Stem cells are derived from early embryonic tissue and have the potential to differentiate into any of the 200 different cell types in the body. (We use the term “differentiate” to describe the process by which an immature cell changes into a more stable mature cell). The biotech company Geron, which will conduct the study mentioned by the Los Angeles Times, has been in the business of trying to apply human embryonic stem cells to human disease since just after the discovery of stem cells in 1998. Now, 11 years later, they are finally able to test such an application.
Several steps were necessary to reach this point. Perhaps most important, researchers had to take these primitive, immature cells and coax them into differentiating into a specific brain cell type. The Geron scientists didn’t try to make a nerve cell. Rather, they made a highly specialized cell called an oligodendrocyte (an “oligo”). These cells make the insulating material around a nerve fiber. Called myelin, this material acts like the insulation on a wire conducting electricity. When disrupted, the neuron fails to transmit the message, much as an electric current would be disrupted by faulty insulation.
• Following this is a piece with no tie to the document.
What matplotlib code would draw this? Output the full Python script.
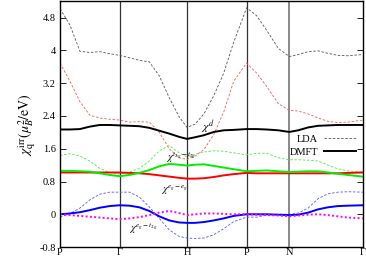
import matplotlib
matplotlib.use("Agg")
import matplotlib.pyplot as plt

# k-path positions (arbitrary units along path)
k = [0, 10, 20, 30, 40, 50, 60, 70, 80, 90, 100, 110, 120, 128, 136, 145, 155, 165,
     175, 188, 198, 208, 220, 231, 240, 250, 260, 270, 280, 290, 305]
sym_pos = [0, 60, 128, 188, 231, 305]
sym_labels = ["P", "Γ", "H", "P", "N", "Γ"]

lda_d = [5.02, 4.62, 3.98, 3.95, 3.97, 3.92, 3.88, 3.82, 3.76, 3.72, 3.38, 2.85,
         2.38, 2.12, 2.2, 2.45, 2.9, 3.45, 4.2, 5.04, 4.85, 4.5, 4.05, 3.85, 3.9,
         3.97, 3.99, 3.93, 3.88, 3.87, 3.9]
lda_t2g = [3.69, 3.25, 2.75, 2.42, 2.35, 2.32, 2.30, 2.25, 2.26, 2.25, 2.0, 1.6,
           1.38, 1.34, 1.42, 1.58, 1.95, 2.5, 3.25, 3.69, 3.45, 3.13, 2.7, 2.54,
           2.52, 2.45, 2.35, 2.27, 2.24, 2.25, 2.30]
lda_eg = [1.43, 1.48, 1.42, 1.3, 1.12, 1.02, 0.98, 1.03, 1.12, 1.3, 1.55, 1.68,
          1.5, 1.4, 1.47, 1.52, 1.55, 1.54, 1.5, 1.45, 1.49, 1.49, 1.38, 1.33,
          1.33, 1.32, 1.3, 1.2, 1.11, 1.06, 1.03]
lda_egt2g = [-0.07, 0.02, 0.15, 0.35, 0.49, 0.54, 0.54, 0.54, 0.42, 0.18, -0.1,
             -0.38, -0.54, -0.58, -0.59, -0.58, -0.5, -0.35, -0.18, -0.07, -0.07,
             -0.02, 0.0, 0.0, 0.03, 0.15, 0.38, 0.5, 0.54, 0.55, 0.54]

dmft_d = [2.07, 2.07, 2.08, 2.14, 2.18, 2.18, 2.17, 2.16, 2.15, 2.11, 2.04, 1.97,
          1.89, 1.84, 1.88, 1.93, 2.01, 2.05, 2.06, 2.08, 2.08, 2.07, 2.05, 2.01,
          2.05, 2.12, 2.16, 2.17, 2.18, 2.18, 2.18]
dmft_green = [1.06, 1.06, 1.05, 1.04, 1.0, 0.96, 0.93, 0.96, 1.01, 1.08, 1.17, 1.23,
              1.21, 1.19, 1.21, 1.22, 1.18, 1.14, 1.1, 1.05, 1.06, 1.07, 1.05, 1.03,
              1.04, 1.05, 1.05, 1.02, 0.99, 0.96, 0.92]
dmft_red = [1.02, 1.02, 1.02, 1.02, 1.02, 1.02, 1.02, 1.01, 1.0, 0.98, 0.95, 0.92,
            0.89, 0.87, 0.87, 0.88, 0.91, 0.95, 0.98, 1.01, 1.0, 1.0, 1.0, 1.0,
            1.0, 1.0, 1.0, 1.0, 1.0, 1.01, 1.02]
dmft_blue = [0.0, 0.02, 0.05, 0.1, 0.16, 0.2, 0.22, 0.21, 0.17, 0.08, -0.05, -0.15,
             -0.2, -0.21, -0.21, -0.19, -0.15, -0.1, -0.04, 0.0, 0.0, 0.0, -0.01,
             -0.02, -0.01, 0.04, 0.12, 0.17, 0.2, 0.21, 0.22]
dmft_mag = [0.0, -0.02, -0.04, -0.06, -0.08, -0.1, -0.12, -0.1, -0.07, -0.02, 0.04,
            0.08, 0.03, -0.02, 0.0, 0.02, 0.02, 0.01, 0.0, 0.0, -0.01, -0.02, -0.03,
            -0.05, -0.03, -0.01, 0.0, -0.02, -0.05, -0.08, -0.1]

yticks = [-0.8, 0, 0.8, 1.6, 2.4, 3.2, 4.0, 4.8]
ytick_labels = ["-0.8", "0", "0.8", "1.6", "2.4", "3.2", "4", "4.8"]

plt.rcParams['font.family'] = ['Liberation Serif', 'DejaVu Serif']
plt.rcParams['mathtext.fontset'] = 'stix'

fig = plt.figure(figsize=(3.66, 2.56), dpi=100)
ax = fig.add_axes([0.164, 0.035, 0.827, 0.96])

for i, xp in enumerate(sym_pos[1:-1]):
    if sym_labels[i + 1] == "N":
        ax.axvline(xp, color="#888888", lw=1.4, zorder=1)
    else:
        ax.axvline(xp, color="#333333", lw=0.9, zorder=1)

dash = (0, (3, 2))
ax.plot(k, lda_d, color="#555555", lw=0.6, ls=dash)
ax.plot(k, lda_t2g, color="#ff5555", lw=0.6, ls=dash)
ax.plot(k, lda_eg, color="#44ee44", lw=0.6, ls=dash)
ax.plot(k, lda_egt2g, color="#5555ff", lw=0.6, ls=dash)

ax.plot(k, dmft_red, color="#ff0000", lw=1.4)
ax.plot(k, dmft_green, color="#00ee00", lw=1.4)
ax.plot(k, dmft_blue, color="#0000ff", lw=1.4)
ax.plot(k, dmft_mag, color="#ff00ff", lw=1.4, ls=(0, (1, 1.2)))
ax.plot(k, dmft_d, color="#000000", lw=1.4)

# legend handles
lda_h, = ax.plot([], [], color="#555555", lw=0.6, ls=dash, label="LDA")
dmft_h, = ax.plot([], [], color="black", lw=1.4, label="DMFT")
ax.legend(handles=[lda_h, dmft_h], loc="upper right", bbox_to_anchor=(0.99, 0.475),
          frameon=False, markerfirst=False, fontsize=7.5, handlelength=3.0,
          labelspacing=0.35, borderaxespad=0.0, handletextpad=0.6)

ax.text(142, 2.13, r"$\chi^{d}$", fontsize=8.5, va="center")
ax.text(107, 1.38, r"$\chi^{t_{2g}-t_{2g}}$", fontsize=7.5, va="center")
ax.text(102, 0.58, r"$\chi^{e_g-e_g}$", fontsize=7.5, va="center")
ax.text(70, -0.34, r"$\chi^{e_g-t_{2g}}$", fontsize=7.5, va="center")

ax.set_xlim(sym_pos[0], sym_pos[-1])
ax.set_ylim(-0.8, 5.2)
ax.set_xticks(sym_pos)
ax.set_xticklabels(sym_labels, fontsize=7.5)
ax.set_yticks(yticks)
ax.set_yticklabels(ytick_labels, fontsize=7.5)
ax.tick_params(axis="y", direction="in", length=4, width=0.6, right=True, pad=3)
ax.tick_params(axis="x", length=0, pad=1)
for s in ax.spines.values():
    s.set_linewidth(1.0)
ax.set_ylabel(r"$\chi_{\mathrm{q}}^{\mathrm{irr}}(\mu_B^2/\mathrm{eV})$", fontsize=10, labelpad=1)

fig.savefig("out.png", dpi=100)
In animal models of spinal cord injury, such as studies conducted on rats, injecting a mixture of oligos and oligo precursors into the damaged spinal cord resulted in more myelin formation and recovery of motor function. And despite some concern, these cells did not differentiate into tumors. Thus the stage was set for review and approval by the FDA for use in humans.
The studies ahead
The next step will be to recruit research centers with a track record in treating spinal cord injury. The plan is to treat 10 patients seven to 14 days after the injury with a single injection of cells into the damaged spinal cord and then follow the patients for a year, or longer. This study is designed to ensure that the treatment is safe, but clinicians will also be looking for any signs of improvement.
The Geron researchers were wise to start with spinal cord injury, for which we have no effective therapies. They were also wise to choose a specific cell type, the oligo, with a specific function, to make myelin. Trying to make replacement nerve cells is much harder. Neurons have many different specific functions, and trying to replicate these functions is a real challenge.
However, even using oligos may not be that simple. If recovery occurs it might be because the implanted cells made new myelin, but there are other possibilities. These cells also produce substances that promote brain recovery, which can be released locally, at the site of injection. The mechanism of any effectiveness, if it occurs, will have to be explored in further animal experiments.
Where does all this leave us in relation to using stem cells to treat other neurologic problems, such as Alzheimer’s, stroke or Parkinson’s? There are other forms of stem cells, more differentiated than the immature ones from human embryos. These so-called “adult stem cells” also have the potential to differentiate but are already somewhere down the path to the ultimate cell type. Thus one can obtain “neural stem cells” that already exist in the brain and are destined to differentiate into various types of brain cells, and place them in the injured brain to promote recovery. Interestingly, almost at the same time as the FDA approval for the spinal cord injury study, British regulators approved a safety trial for using neural stem cells to treat stroke.
In the United States, the stem cell field has been held back by restrictions imposed on the use of embryonic stem cells in government-sponsored research. Those restrictions are now being lifted. Researchers who once relied on support from private industry or state programs will now be able to apply for federal funding. There is still a far distance to go, but the long-awaited first steps toward widespread stem cell therapies are about to take place.